_DATA EXTRACT:_
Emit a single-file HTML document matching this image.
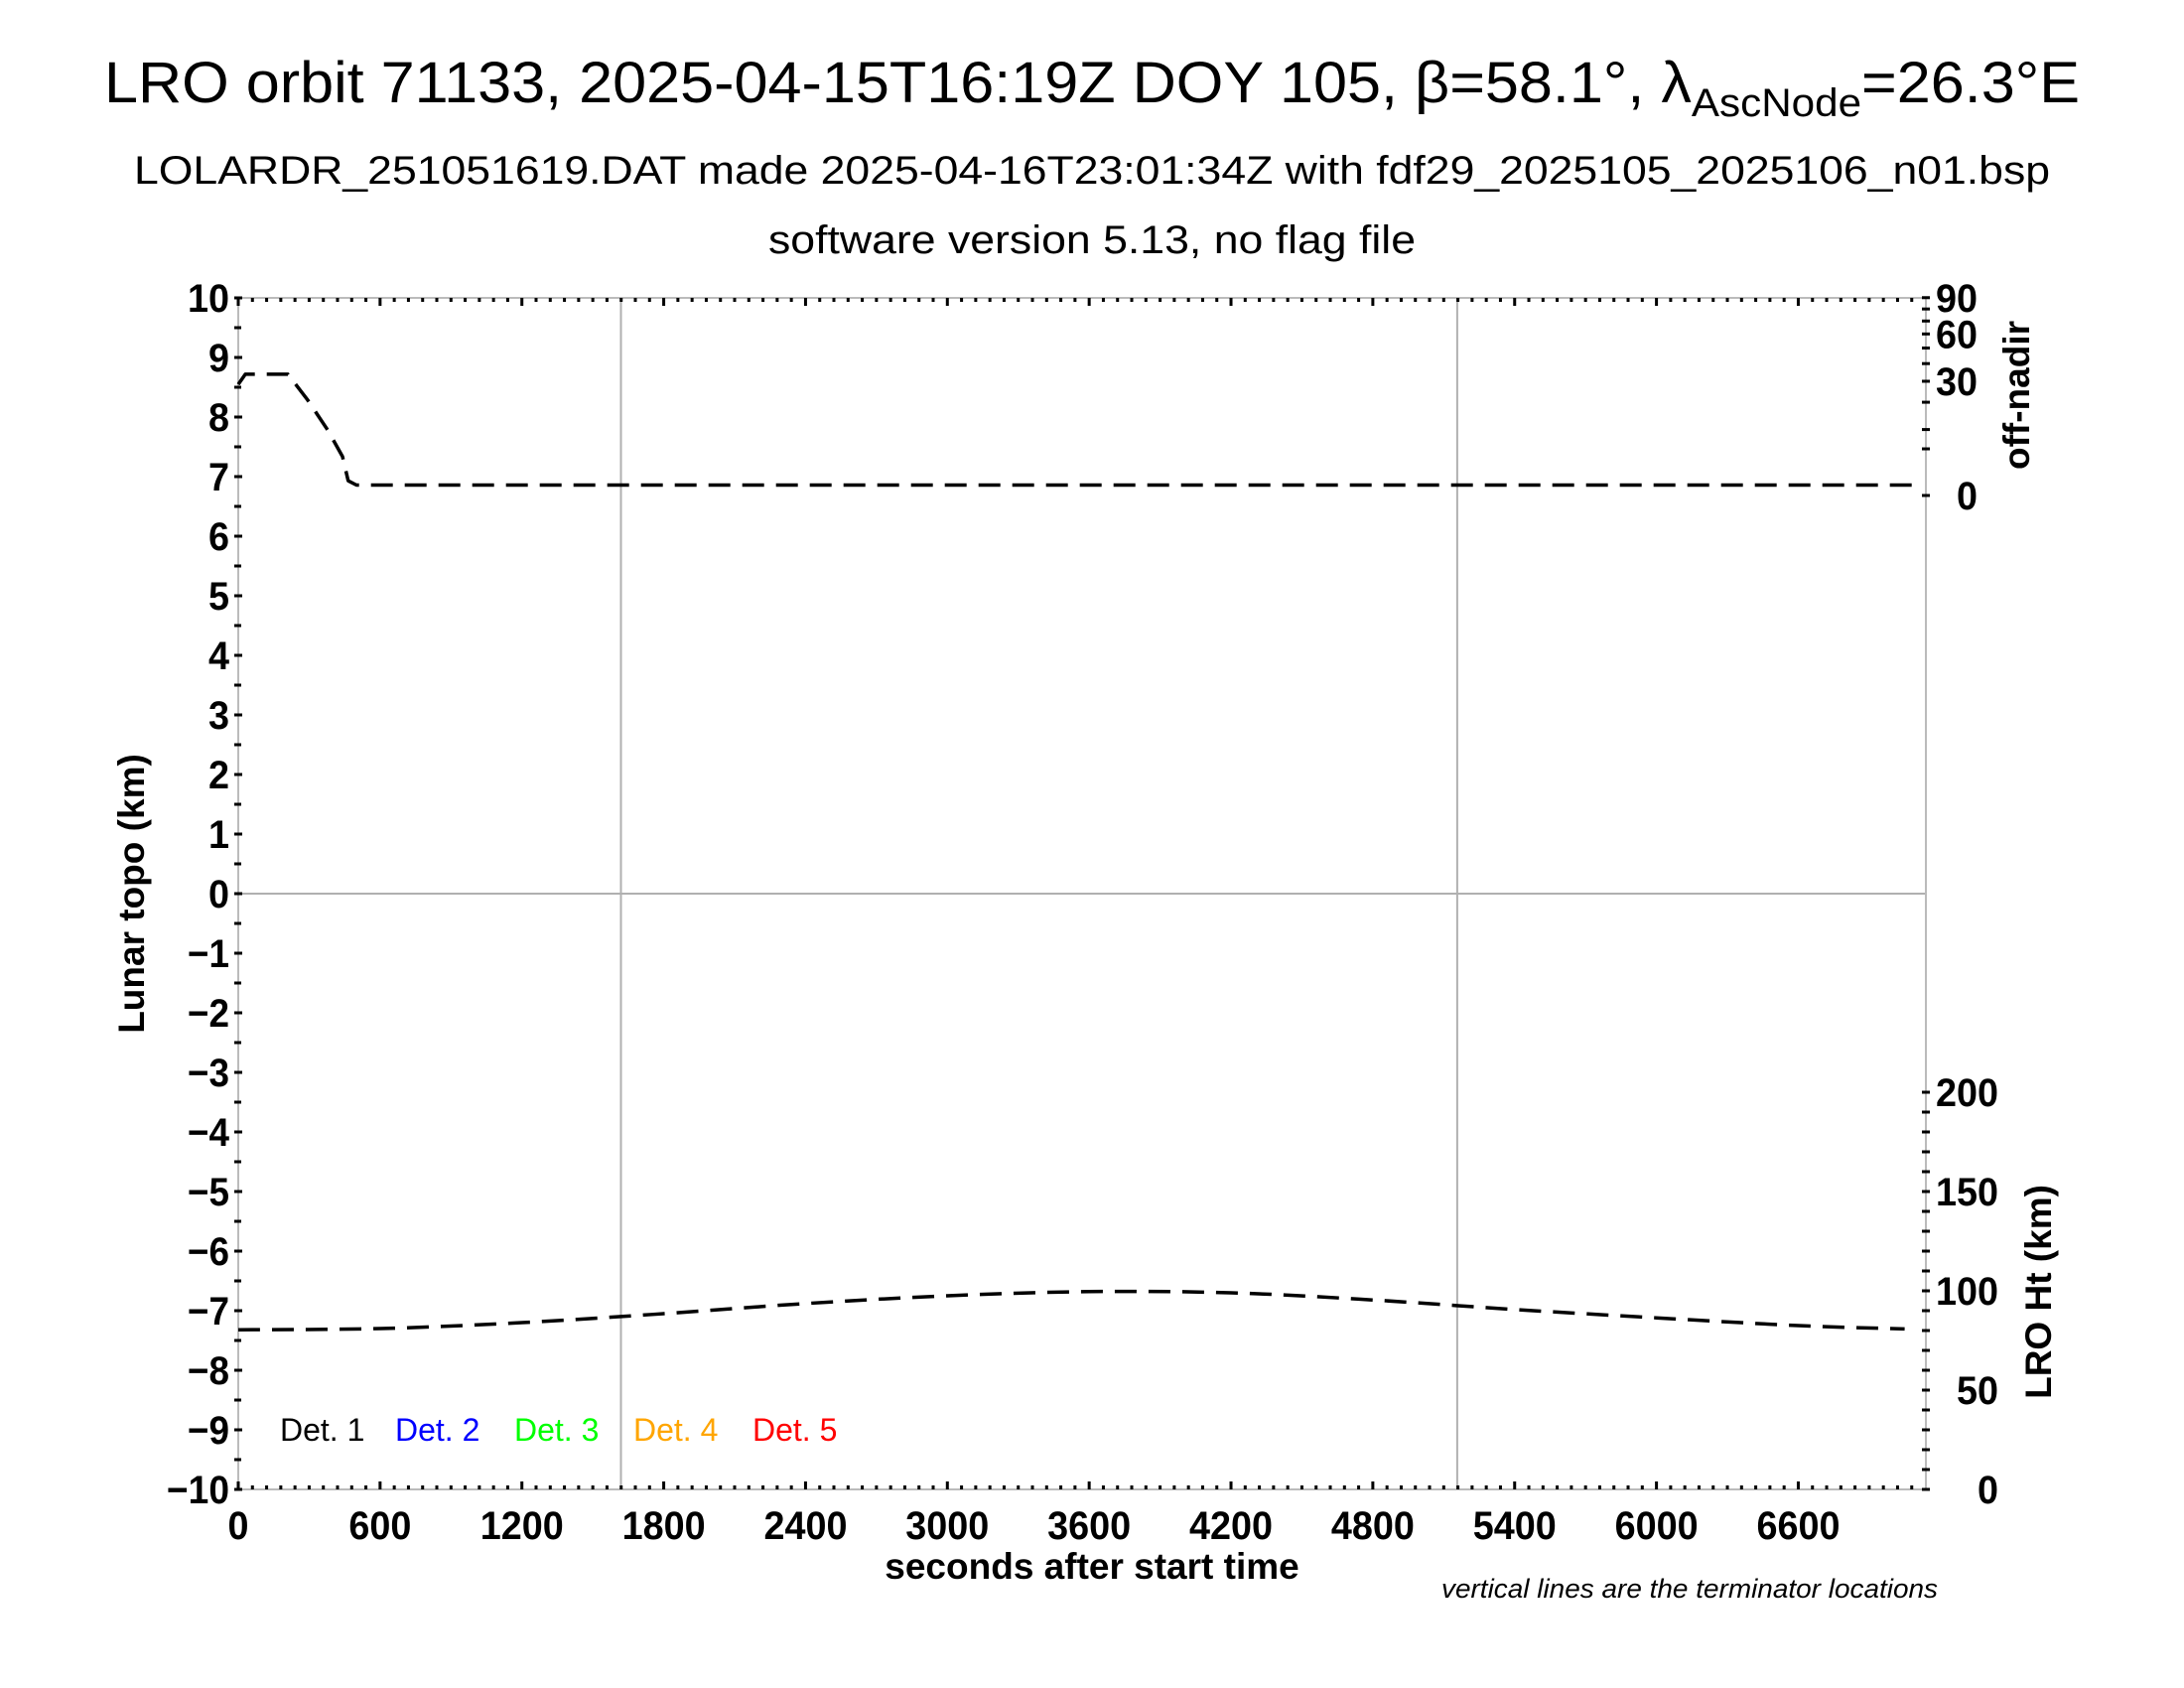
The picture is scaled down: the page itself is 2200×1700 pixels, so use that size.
<!DOCTYPE html>
<html><head><meta charset="utf-8"><style>
html,body{margin:0;padding:0;background:#fff;}
svg{display:block;font-family:"Liberation Sans",Arial,sans-serif;}
</style></head><body>
<svg id="chart" width="2200" height="1700" viewBox="0 0 2200 1700" xmlns="http://www.w3.org/2000/svg">
<text x="1100" y="103" text-anchor="middle" font-size="58" textLength="1990" lengthAdjust="spacingAndGlyphs">LRO orbit 71133, 2025-04-15T16:19Z DOY 105, β=58.1°, λ<tspan font-size="40" dy="14">AscNode</tspan><tspan dy="-14">=26.3°E</tspan></text>
<text x="1100" y="185" text-anchor="middle" font-size="40" textLength="1930" lengthAdjust="spacingAndGlyphs">LOLARDR_251051619.DAT made 2025-04-16T23:01:34Z with fdf29_2025105_2025106_n01.bsp</text>
<text x="1100" y="255" text-anchor="middle" font-size="40" textLength="652" lengthAdjust="spacingAndGlyphs">software version 5.13, no flag file</text>
<g id="grid"></g>
<g id="axes"></g>
<g id="series"></g>
<text transform="translate(145,900) rotate(-90)" text-anchor="middle" font-size="37" font-weight="bold">Lunar topo (km)</text>
<text x="1100" y="1590" text-anchor="middle" font-size="37" font-weight="bold">seconds after start time</text>
<text transform="translate(2044,398) rotate(-90)" text-anchor="middle" font-size="37" font-weight="bold">off-nadir</text>
<text transform="translate(2066,1301) rotate(-90)" text-anchor="middle" font-size="37" font-weight="bold">LRO Ht (km)</text>
<text x="1452" y="1609" font-size="27" font-style="italic" textLength="500" lengthAdjust="spacingAndGlyphs">vertical lines are the terminator locations</text>
<g font-size="32">
<text x="282" y="1451" fill="#000">Det. 1</text>
<text x="398" y="1451" fill="#0000ff">Det. 2</text>
<text x="518" y="1451" fill="#00ff00">Det. 3</text>
<text x="638" y="1451" fill="#ffa500">Det. 4</text>
<text x="758" y="1451" fill="#ff0000">Det. 5</text>
</g>
</svg>
<script>
const xTicks = [0,600,1200,1800,2400,3000,3600,4200,4800,5400,6000,6600];
const yTicks = [10,9,8,7,6,5,4,3,2,1,0,-1,-2,-3,-4,-5,-6,-7,-8,-9,-10];
const offNadirTicks = [0,30,60,90];
const htTicks = [0,50,100,150,200];
const terminatorTimes = [1619,5157];
const htTimes = [0,600,1200,1800,2400,3000,3600,4200,4800,5400,6000,6600,7050];
const htValues = [80.4,81,84,88.5,93.6,97.5,99.6,99,95.4,90.6,86.4,82.5,80.8];
const nadirTimes = [0,30,210,294,378,441,465,500,2000,4000,7080];
const nadirValues = [28.4,33.8,33.8,20.9,9.9,3.5,0.5,0.25,0.25,0.25,0.25];

const NS="http://www.w3.org/2000/svg";
const X0=240,X1=1940,Y0=300,Y1=1500,XMAX=(X1-X0)/0.2381;
const xs=t=>X0+t*0.2381;
const ys=v=>900-v*60;
const yNadir=d=>499-Math.sqrt(d)*21;
const yHt=h=>1500-h*2;
function mk(tag,attrs,parent){const e=document.createElementNS(NS,tag);for(const k in attrs)e.setAttribute(k,attrs[k]);parent.appendChild(e);return e;}
function lbl(s){return {textLength:s.length*21,lengthAdjust:'spacingAndGlyphs'};}
const grid=document.getElementById('grid'),axes=document.getElementById('axes'),ser=document.getElementById('series');

let e=mk('line',{x1:X0,x2:X1,y1:ys(0),y2:ys(0),stroke:'#b0b0b0','stroke-width':2},grid);


terminatorTimes.forEach(t=>{
 const l=mk('line',{x1:xs(t),x2:xs(t),y1:Y0,y2:Y1,stroke:'#b0b0b0','stroke-width':2},grid);
 
 
});
e=mk('rect',{x:X0,y:Y0,width:X1-X0,height:Y1-Y0,fill:'none',stroke:'#bbb','stroke-width':2},axes);


for(let t=0;t<=XMAX;t+=60){
 const big=t%600===0;
 mk('line',{x1:xs(t),x2:xs(t),y1:Y1,y2:Y1-(big?8:4),stroke:'#000','stroke-width':3},axes);
 mk('line',{x1:xs(t),x2:xs(t),y1:Y0,y2:Y0+(big?8:4),stroke:'#000','stroke-width':3},axes);
}
xTicks.forEach(t=>{
 const s=String(t);
 const tx=mk('text',Object.assign({x:xs(t)-s.length*10.5,y:1550,'font-size':40,'font-weight':'bold'},lbl(s)),axes);
 tx.textContent=s;
 
 
});
for(let v=-10;v<=10;v+=0.5){
 mk('line',{x1:X0-4,x2:X0+(v%1===0?4:3),y1:ys(v),y2:ys(v),stroke:'#000','stroke-width':3},axes);
}
yTicks.forEach(v=>{
 const s=v<0?'\u2212'+(-v):String(v);
 const w=s.length*21;
 const tx=mk('text',{x:231-w,y:ys(v)+14,'font-size':40,'font-weight':'bold',textLength:w,lengthAdjust:'spacingAndGlyphs'},axes);
 tx.textContent=s;
 
 
});
[0,5,10,20,30,40,50,60,70,80,90].forEach(d=>mk('line',{x1:X1-4,x2:X1+4,y1:yNadir(d),y2:yNadir(d),stroke:'#000','stroke-width':3},axes));
for(let h=0;h<=200;h+=10)mk('line',{x1:X1-4,x2:X1+4,y1:yHt(h),y2:yHt(h),stroke:'#000','stroke-width':3},axes);
offNadirTicks.forEach(d=>{
 const s=String(d);
 const tx=mk('text',Object.assign({x:1992-s.length*21,y:yNadir(d)+14,'font-size':40,'font-weight':'bold'},lbl(s)),axes);
 tx.textContent=s;
 
 
});
htTicks.forEach(h=>{
 const s=String(h);
 const tx=mk('text',Object.assign({x:2013-s.length*21,y:yHt(h)+14,'font-size':40,'font-weight':'bold'},lbl(s)),axes);
 tx.textContent=s;
 
 
});
function smoothPath(tt,vv,yf){
 const P=tt.map((t,i)=>[xs(t),yf(vv[i])]);
 let d='M'+P[0][0]+','+P[0][1];
 for(let i=0;i<P.length-1;i++){
  const p0=P[Math.max(0,i-1)],p1=P[i],p2=P[i+1],p3=P[Math.min(P.length-1,i+2)];
  const c1=[p1[0]+(p2[0]-p0[0])/6,p1[1]+(p2[1]-p0[1])/6];
  const c2=[p2[0]-(p3[0]-p1[0])/6,p2[1]-(p3[1]-p1[1])/6];
  d+=' C'+c1+' '+c2+' '+p2;
 }
 return d;
}
e=mk('path',{d:smoothPath(htTimes,htValues,yHt),fill:'none',stroke:'#000','stroke-width':3.5,'stroke-dasharray':'22,12'},ser);


let nd='';
nadirTimes.forEach((t,i)=>{nd+=(i?' L':'M')+xs(t)+','+yNadir(nadirValues[i]);});
e=mk('path',{d:nd,fill:'none',stroke:'#000','stroke-width':3.5,'stroke-dasharray':'22,12','stroke-linejoin':'round'},ser);


</script>
</body></html>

_TASK:_ Locate all lines in the listing above with the word "file". Copy them.

_OUTPUT BELOW:_
Emit a single-file HTML document matching this image.
<text x="1100" y="255" text-anchor="middle" font-size="40" textLength="652" lengthAdjust="spacingAndGlyphs">software version 5.13, no flag file</text>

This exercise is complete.